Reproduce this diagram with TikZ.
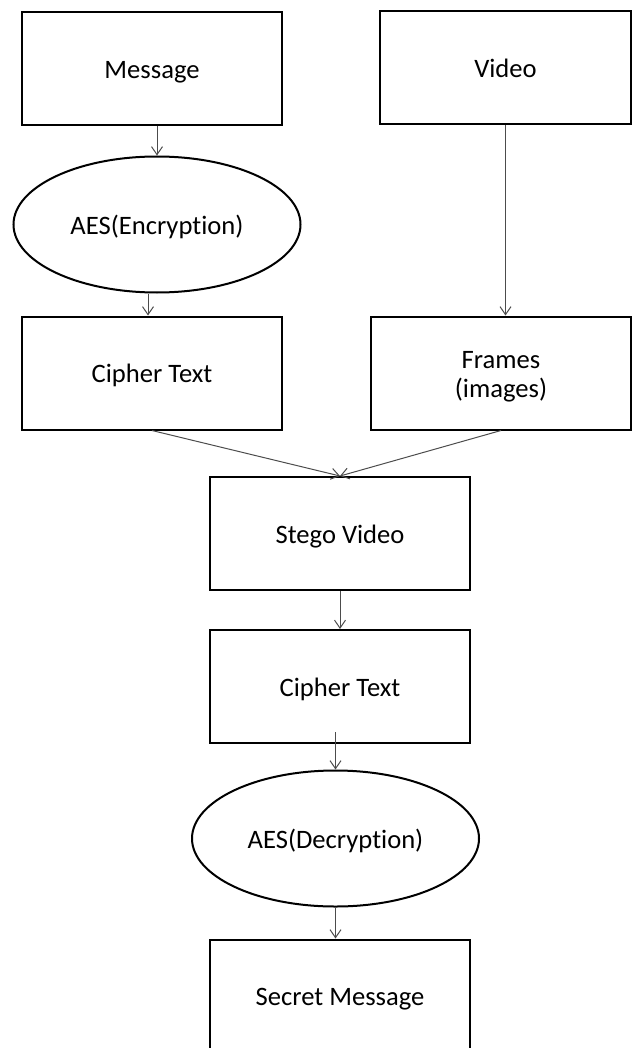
\documentclass[tikz,border=0pt]{standalone}
\usepackage{fontspec}
\setmainfont{Carlito}[Ligatures=NoCommon]
\usetikzlibrary{arrows.meta, shapes.geometric, calc}

\begin{document}
\begin{tikzpicture}[x=0.5pt,y=-0.5pt,>={Straight Barb[length=4pt,width=5.5pt]},
  every node/.style={font=\fontsize{13.3pt}{14.5pt}\selectfont,text height=12pt,text depth=2.2pt},
  blk/.style={draw,line width=1pt,minimum width=130pt,minimum height=56.5pt,inner sep=0pt,align=center},
  aes/.style={draw,ellipse,line width=1pt,minimum width=143.5pt,minimum height=68pt,inner sep=0pt},
  flow/.style={->,black!70,line width=0.5pt}]
\useasboundingbox (0,0) rectangle (633,1048);

% encryption side
\node[blk] at (152,68.5) (msg) {Message};
\node[aes] at (157,224.5) (enc) {AES(Encryption)};
\node[blk] at (152,373) (cipherA) {Cipher Text};

% video side
\node[blk,minimum width=125.5pt] at (505.5,68) (video) {Video};
\node[blk,text height=26.8pt,text depth=2.5pt] at (501,373) (frames) {Frames\\(images)};

% embedding and extraction
\node[blk] at (340,533.5) (stego) {Stego Video};
\node[blk] at (340,686.5) (cipherB) {Cipher Text};
\node[aes] at (335.5,838.5) (dec) {AES(Decryption)};
\node[blk] at (340,996) (secret) {Secret Message};

\draw [flow] (enc.north |- msg.south) to (enc.north);
\draw [flow] ([xshift=-4.5pt]enc.south) to ([xshift=-4.5pt]enc.south |- cipherA.north);
\draw [flow] (video.south) to (video.south |- frames.north);

\draw [flow] (cipherA.south) to (stego.north);
\draw [flow] (frames.south) to (stego.north);

\draw [flow] (stego.south) to (cipherB.north);
\draw [flow] ([yshift=6pt]cipherB.south -| dec.north) to (dec.north);
\draw [flow] (dec.south) to (dec.south |- secret.north);
\end{tikzpicture}
\end{document}
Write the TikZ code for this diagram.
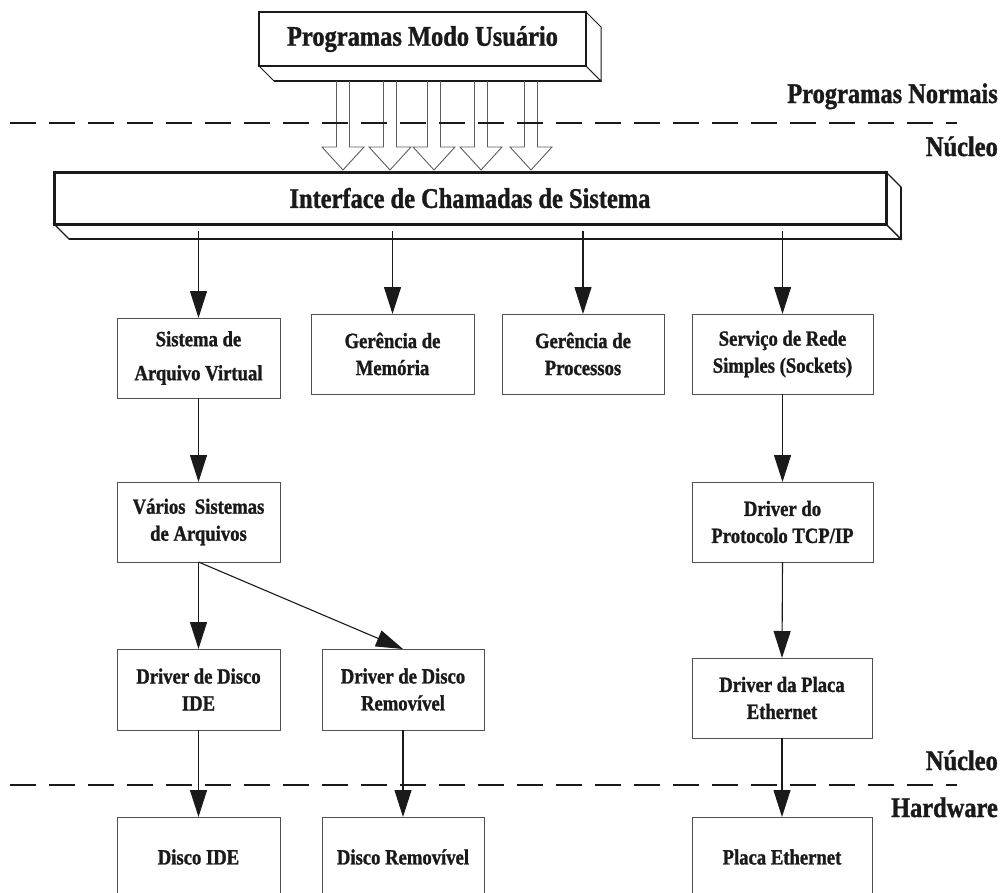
\documentclass[tikz,border=0pt]{standalone}
\usepackage{fontspec}
\setmainfont{Liberation Serif}[FakeStretch=0.86, BoldFeatures={FakeBold=1.2}]
\usetikzlibrary{arrows.meta}
\definecolor{ink}{HTML}{1A1A1A}
\definecolor{edge}{HTML}{505050}
\definecolor{hollow}{HTML}{5E5E5E}
\newcommand\slabfont{\fontsize{28.4}{34}\selectfont\bfseries}
\newcommand\unitfont{\fontsize{21.7}{27}\selectfont\bfseries}

\begin{document}
\begin{tikzpicture}[x=1pt,y=-1pt,
  unitbox/.style={draw=edge, line width=0.9pt, fill=white, align=center,
    inner sep=0pt, outer sep=0pt, minimum height=80pt, text=ink, font=\unitfont},
  slab/.style={draw=ink, fill=white, inner sep=0pt, outer sep=0pt,
    text=ink, font=\slabfont},
  flow/.style={draw=ink, line width=1.1pt, -{Triangle[length=27pt,width=17pt]}},
  hollowarrow/.style={draw=hollow, line width=0.9pt, line join=miter},
  divider/.style={draw=ink, line width=2.8pt, dash pattern=on 26pt off 13pt},
  side/.style={anchor=base east, text=ink, font=\slabfont, inner sep=0pt}]

\path[use as bounding box] (0,0) rectangle (1001,892);
\clip (0,0) rectangle (1001,892);

% ---- user programs slab (front face + extrusion)
\node[slab, line width=1.8pt, minimum width=327pt, minimum height=54pt]
  (user) at (422.5,39) {Programas Modo Usuário};
\draw[ink, line width=1pt, fill=white] (user.south west) -- ++(15,15) -- ++(327,0)
  -- (user.south east) -- cycle;
\draw[ink, line width=1pt, fill=white] (user.north east) -- ++(15,15) -- ++(0,54)
  -- (user.south east) -- cycle;
\draw[ink, line width=1.8pt] (user.south west) ++(15,15) -- ++(327,0);
\draw[ink, line width=1.8pt] (user.south west) rectangle (user.north east);

% ---- system call interface slab
\node[slab, line width=3pt, minimum width=832pt, minimum height=52pt]
  (sci) at (470,198) {Interface de Chamadas de Sistema};
\draw[ink, line width=1.1pt, fill=white] (sci.south west) -- ++(15,15) -- ++(832,0)
  -- (sci.south east) -- cycle;
\draw[ink, line width=1.1pt, fill=white] (sci.north east) -- ++(15,15) -- ++(0,52)
  -- (sci.south east) -- cycle;
\draw[ink, line width=2.8pt] (sci.south west) ++(15,15) -- ++(832,0);
\draw[ink, line width=1.5pt] (sci.north east) ++(15,15) -- ++(0,52);
\draw[ink, line width=3pt] (sci.south west) rectangle (sci.north east);

% ---- hollow call arrows between the two slabs
\foreach \x [count=\i] in {343,390,434,481,531} {
  \coordinate (h\i) at (\x,81);
  \draw[hollowarrow] (h\i) ++(-6.5,0) -- ++(0,66) -- ++(-14.5,0) -- ++(21,23)
    -- ++(21,-23) -- ++(-14.5,0) -- ++(0,-66);
}

% ---- boundaries between layers
\coordinate (d1a) at (10,123);  \coordinate (d1b) at (957,123);
\coordinate (d2a) at (10,785);  \coordinate (d2b) at (957,785);
\draw[divider] (d1a) -- (d1b);
\draw[divider] (d2a) -- (d2b);

\node[side] (lblprog) at (998,103) {Programas Normais};
\node[side] (lblnuc1) at (998,156) {Núcleo};
\node[side] (lblnuc2) at (998,770) {Núcleo};
\node[side] (lblhw)   at (998,817) {Hardware};

% ---- kernel subsystems
\node[unitbox, minimum width=163pt] (vfs)  at (198.5,358) {Sistema de\\[7pt]Arquivo Virtual};
\node[unitbox, minimum width=163pt] (mem)  at (392.5,354) {Gerência de\\Memória};
\node[unitbox, minimum width=162pt] (proc) at (583,354)   {Gerência de\\Processos};
\node[unitbox, minimum width=181pt] (sock) at (782.5,354) {Serviço de Rede\\Simples (Sockets)};

\node[unitbox, minimum width=163pt] (fs)  at (198.5,522) {Vários~ Sistemas\\de Arquivos};
\node[unitbox, minimum width=181pt] (tcp) at (782.5,522) {Driver do\\Protocolo TCP/IP};

\node[unitbox, minimum width=163pt, minimum height=81pt] (ided) at (198.5,689.5) {Driver de Disco\\IDE};
\node[unitbox, minimum width=162pt, minimum height=81pt] (remd) at (403,689.5)   {Driver de Disco\\Removível};
\node[unitbox, minimum width=180pt] (ethd) at (782,698) {Driver da Placa\\Ethernet};

% ---- hardware
\node[unitbox, minimum width=163pt] (ide) at (198.5,857) {Disco IDE};
\node[unitbox, minimum width=162pt] (rem) at (403,857)   {Disco Removível};
\node[unitbox, minimum width=180pt] (eth) at (782,857)   {Placa Ethernet};

% ---- connectors
\coordinate (bus) at (0,231);
\coordinate (t1) at (vfs.north |- bus);
\coordinate (t2) at (mem.north |- bus);
\coordinate (t3) at (proc.north |- bus);
\coordinate (t4) at (sock.north |- bus);
\draw[flow] (t1) -- (vfs.north);
\draw[flow] (t2) -- (mem.north);
\draw[flow] (t3) -- (proc.north);
\draw[flow] (t4) -- (sock.north);

\draw[flow] (vfs.south) -- (fs.north);
\draw[flow] (sock.south) -- (tcp.north);
\draw[flow] (fs.south) -- (ided.north);
\draw[flow] (fs.south) -- (remd.north);
\draw[flow] (tcp.south) -- (ethd.north);

\draw[flow] (ided.south) -- (ide.north);
\draw[flow] (remd.south) -- (rem.north);
\draw[flow] (ethd.south) -- (eth.north);

\end{tikzpicture}
\end{document}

------------------------------------------------------------------------

Repeat only the lines running from "Write the TikZ code for this diagram." to "rectangle (user.north east);", ends included, and leave the pictures out.

* _Solution_
Write the TikZ code for this diagram.
\documentclass[tikz,border=0pt]{standalone}
\usepackage{fontspec}
\setmainfont{Liberation Serif}[FakeStretch=0.86, BoldFeatures={FakeBold=1.2}]
\usetikzlibrary{arrows.meta}
\definecolor{ink}{HTML}{1A1A1A}
\definecolor{edge}{HTML}{505050}
\definecolor{hollow}{HTML}{5E5E5E}
\newcommand\slabfont{\fontsize{28.4}{34}\selectfont\bfseries}
\newcommand\unitfont{\fontsize{21.7}{27}\selectfont\bfseries}

\begin{document}
\begin{tikzpicture}[x=1pt,y=-1pt,
  unitbox/.style={draw=edge, line width=0.9pt, fill=white, align=center,
    inner sep=0pt, outer sep=0pt, minimum height=80pt, text=ink, font=\unitfont},
  slab/.style={draw=ink, fill=white, inner sep=0pt, outer sep=0pt,
    text=ink, font=\slabfont},
  flow/.style={draw=ink, line width=1.1pt, -{Triangle[length=27pt,width=17pt]}},
  hollowarrow/.style={draw=hollow, line width=0.9pt, line join=miter},
  divider/.style={draw=ink, line width=2.8pt, dash pattern=on 26pt off 13pt},
  side/.style={anchor=base east, text=ink, font=\slabfont, inner sep=0pt}]

\path[use as bounding box] (0,0) rectangle (1001,892);
\clip (0,0) rectangle (1001,892);

% ---- user programs slab (front face + extrusion)
\node[slab, line width=1.8pt, minimum width=327pt, minimum height=54pt]
  (user) at (422.5,39) {Programas Modo Usuário};
\draw[ink, line width=1pt, fill=white] (user.south west) -- ++(15,15) -- ++(327,0)
  -- (user.south east) -- cycle;
\draw[ink, line width=1pt, fill=white] (user.north east) -- ++(15,15) -- ++(0,54)
  -- (user.south east) -- cycle;
\draw[ink, line width=1.8pt] (user.south west) ++(15,15) -- ++(327,0);
\draw[ink, line width=1.8pt] (user.south west) rectangle (user.north east);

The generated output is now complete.